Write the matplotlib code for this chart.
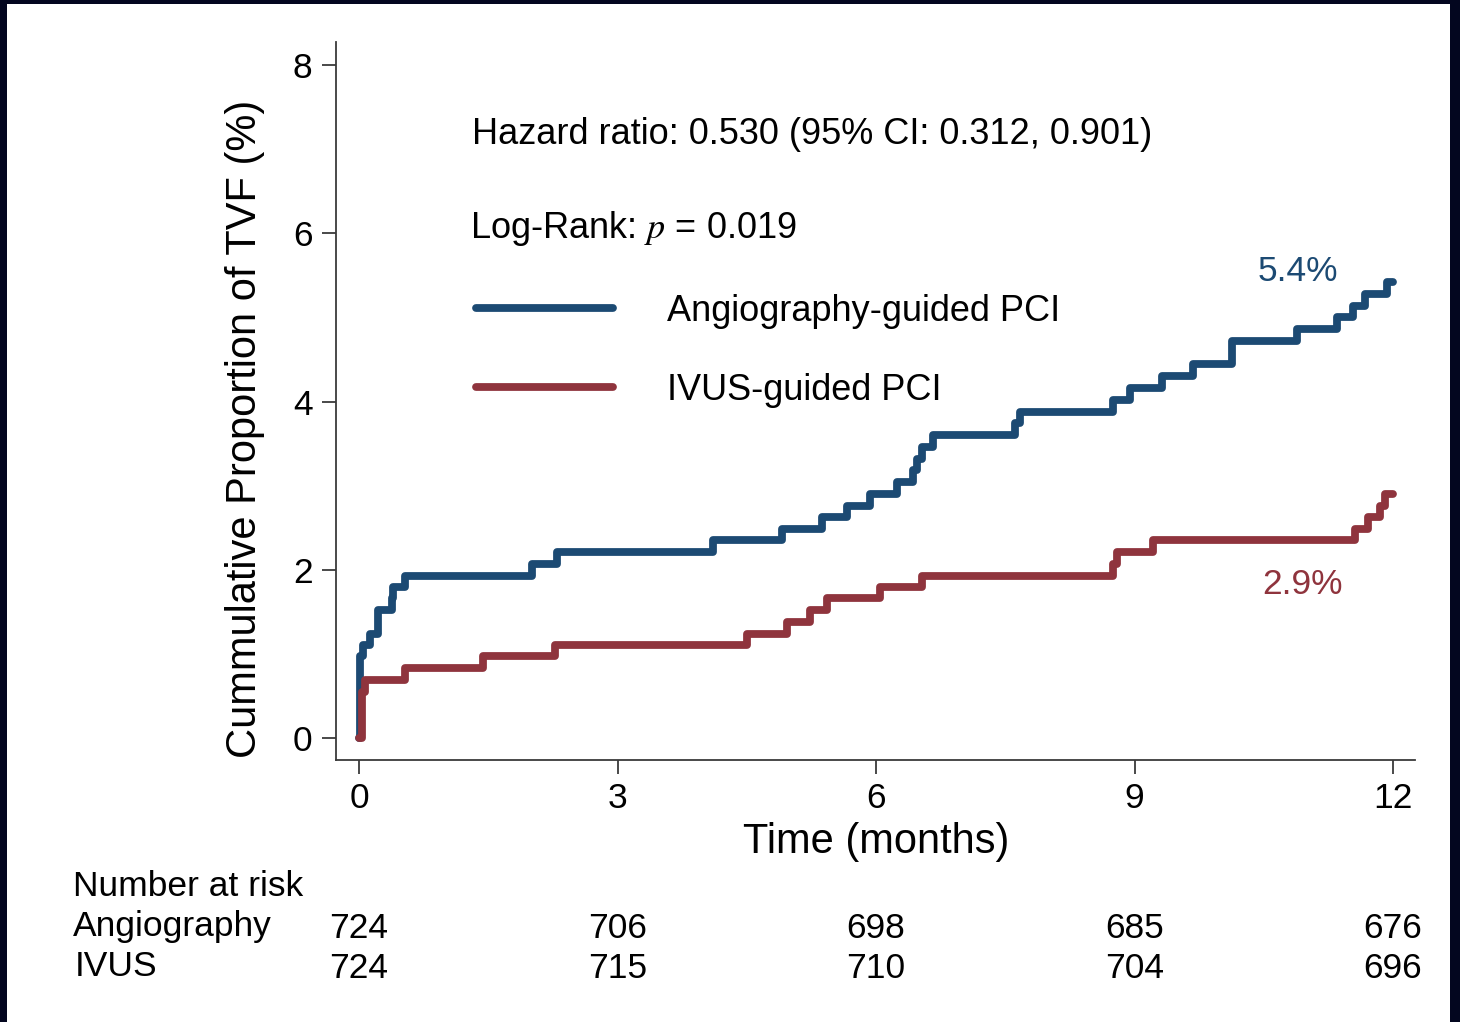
import matplotlib
matplotlib.use("Agg")
import matplotlib.pyplot as plt
from matplotlib.patches import Rectangle
from matplotlib.transforms import blended_transform_factory

plt.rcParams['font.family'] = ['Liberation Sans', 'DejaVu Sans']
plt.rcParams['mathtext.fontset'] = 'stix'

# Kaplan-Meier cumulative incidence (%) read as step points
angio_t = [0, 0.01, 0.05, 0.13, 0.22, 0.38, 0.40, 0.53, 2.01, 2.30, 4.11, 4.91,
           5.37, 5.66, 5.93, 6.24, 6.43, 6.47, 6.53, 6.66, 7.61, 7.67, 8.75, 8.95,
           9.32, 9.68, 10.13, 10.89, 11.35, 11.54, 11.67, 11.93, 12.0]
angio_v = [0, 0.97, 1.10, 1.24, 1.52, 1.66, 1.80, 1.93, 2.07, 2.21, 2.35, 2.49,
           2.63, 2.76, 2.90, 3.04, 3.18, 3.32, 3.46, 3.60, 3.74, 3.88, 4.02, 4.16,
           4.30, 4.44, 4.72, 4.86, 5.00, 5.14, 5.28, 5.42, 5.42]

ivus_t = [0, 0.04, 0.07, 0.53, 1.44, 2.27, 4.50, 4.97, 5.23, 5.43, 6.05, 6.53,
          8.75, 8.80, 9.21, 11.56, 11.71, 11.85, 11.91, 12.0]
ivus_v = [0, 0.55, 0.69, 0.83, 0.97, 1.10, 1.24, 1.38, 1.52, 1.66, 1.80, 1.93,
          2.07, 2.21, 2.35, 2.49, 2.63, 2.76, 2.90, 2.90]

risk_times = [0, 3, 6, 9, 12]
risk_angio = [724, 706, 698, 685, 676]
risk_ivus = [724, 715, 710, 704, 696]

blue = '#1c4a73'
red = '#8f343d'

fig = plt.figure(figsize=(14.6, 10.22), dpi=100)
fig.patch.set_facecolor('#03061f')
fig.patches.append(Rectangle((7 / 1460, 0), 1443 / 1460, 1 - 4 / 1022,
                             transform=fig.transFigure, facecolor='white',
                             edgecolor='none', zorder=-1))

ax = fig.add_axes([336 / 1460, 1 - 760 / 1022, 1079 / 1460, 718 / 1022])
ax.set_xlim(-0.267, 12.255)
ax.set_ylim(-0.261, 8.273)

style = dict(linewidth=5.6, solid_capstyle='round', solid_joinstyle='round')
l_angio, = ax.step(angio_t, angio_v, where='post', color=blue,
                   label='Angiography-guided PCI', zorder=3, **style)
l_ivus, = ax.step(ivus_t, ivus_v, where='post', color=red,
                  label='IVUS-guided PCI', zorder=4, **style)

for s in ['top', 'right']:
    ax.spines[s].set_visible(False)
for s in ['left', 'bottom']:
    ax.spines[s].set_linewidth(1.3)
    ax.spines[s].set_color('#3a3a3a')

ax.set_xticks(risk_times)
ax.set_yticks([0, 2, 4, 6, 8])
ax.tick_params(length=10, width=1.3, color='#3a3a3a', labelsize=25.5)
ax.tick_params(axis='y', pad=7)
ax.tick_params(axis='x', pad=6)

ax.set_xlabel('Time (months)', fontsize=30)
ax.xaxis.set_label_coords(0.5005, -0.087)
ax.set_ylabel('Cummulative Proportion of TVF (%)', fontsize=30)
ax.yaxis.set_label_coords(-0.066, 0.4617)

# end-of-follow-up labels
ax.text(10.89, 5.55, f'{angio_v[-1]:.1f}%', color=blue, fontsize=25.5,
        ha='center', va='center')
ax.text(10.95, 1.82, f'{ivus_v[-1]:.1f}%', color=red, fontsize=25.5,
        ha='center', va='center')

fig.text(472 / 1460, 1 - 135 / 1022,
         'Hazard ratio: 0.530 (95% CI: 0.312, 0.901)',
         fontsize=26, ha='left', va='center')
fig.text(470 / 1460, 1 - 228 / 1022, r'Log-Rank: $p$ = 0.019',
         fontsize=26, ha='left', va='center')

ax.legend(handles=[l_angio, l_ivus], loc='upper left',
          bbox_to_anchor=(476 / 1460, 1 - 294 / 1022),
          bbox_transform=fig.transFigure, frameon=False, fontsize=26,
          handlelength=3.8, handletextpad=1.5, labelspacing=1.22,
          borderpad=0, borderaxespad=0)

# number-at-risk table
tr = blended_transform_factory(ax.transData, fig.transFigure)
fig.text(73 / 1460, 1 - 886 / 1022, 'Number at risk', fontsize=25.5,
         ha='left', va='center')
fig.text(73 / 1460, 1 - 926 / 1022, 'Angiography', fontsize=25.5,
         ha='left', va='center')
fig.text(75 / 1460, 1 - 966 / 1022, 'IVUS', fontsize=25.5,
         ha='left', va='center')
for t, a, i in zip(risk_times, risk_angio, risk_ivus):
    ax.text(t, 1 - 928 / 1022, str(a), transform=tr, fontsize=25.5,
            ha='center', va='center')
    ax.text(t, 1 - 968 / 1022, str(i), transform=tr, fontsize=25.5,
            ha='center', va='center')

fig.savefig('out.png', dpi=100)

§ DO THIS:
Transcribe exactly, with no pictures, the lines running from the first line of the material through the line holding "2.07, 2.21, 2.35, 2.49, 2.63, 2.76, 2.90, 2.90]".

§ RESPONSE TO THIS TASK:
Write the matplotlib code for this chart.
import matplotlib
matplotlib.use("Agg")
import matplotlib.pyplot as plt
from matplotlib.patches import Rectangle
from matplotlib.transforms import blended_transform_factory

plt.rcParams['font.family'] = ['Liberation Sans', 'DejaVu Sans']
plt.rcParams['mathtext.fontset'] = 'stix'

# Kaplan-Meier cumulative incidence (%) read as step points
angio_t = [0, 0.01, 0.05, 0.13, 0.22, 0.38, 0.40, 0.53, 2.01, 2.30, 4.11, 4.91,
           5.37, 5.66, 5.93, 6.24, 6.43, 6.47, 6.53, 6.66, 7.61, 7.67, 8.75, 8.95,
           9.32, 9.68, 10.13, 10.89, 11.35, 11.54, 11.67, 11.93, 12.0]
angio_v = [0, 0.97, 1.10, 1.24, 1.52, 1.66, 1.80, 1.93, 2.07, 2.21, 2.35, 2.49,
           2.63, 2.76, 2.90, 3.04, 3.18, 3.32, 3.46, 3.60, 3.74, 3.88, 4.02, 4.16,
           4.30, 4.44, 4.72, 4.86, 5.00, 5.14, 5.28, 5.42, 5.42]

ivus_t = [0, 0.04, 0.07, 0.53, 1.44, 2.27, 4.50, 4.97, 5.23, 5.43, 6.05, 6.53,
          8.75, 8.80, 9.21, 11.56, 11.71, 11.85, 11.91, 12.0]
ivus_v = [0, 0.55, 0.69, 0.83, 0.97, 1.10, 1.24, 1.38, 1.52, 1.66, 1.80, 1.93,
          2.07, 2.21, 2.35, 2.49, 2.63, 2.76, 2.90, 2.90]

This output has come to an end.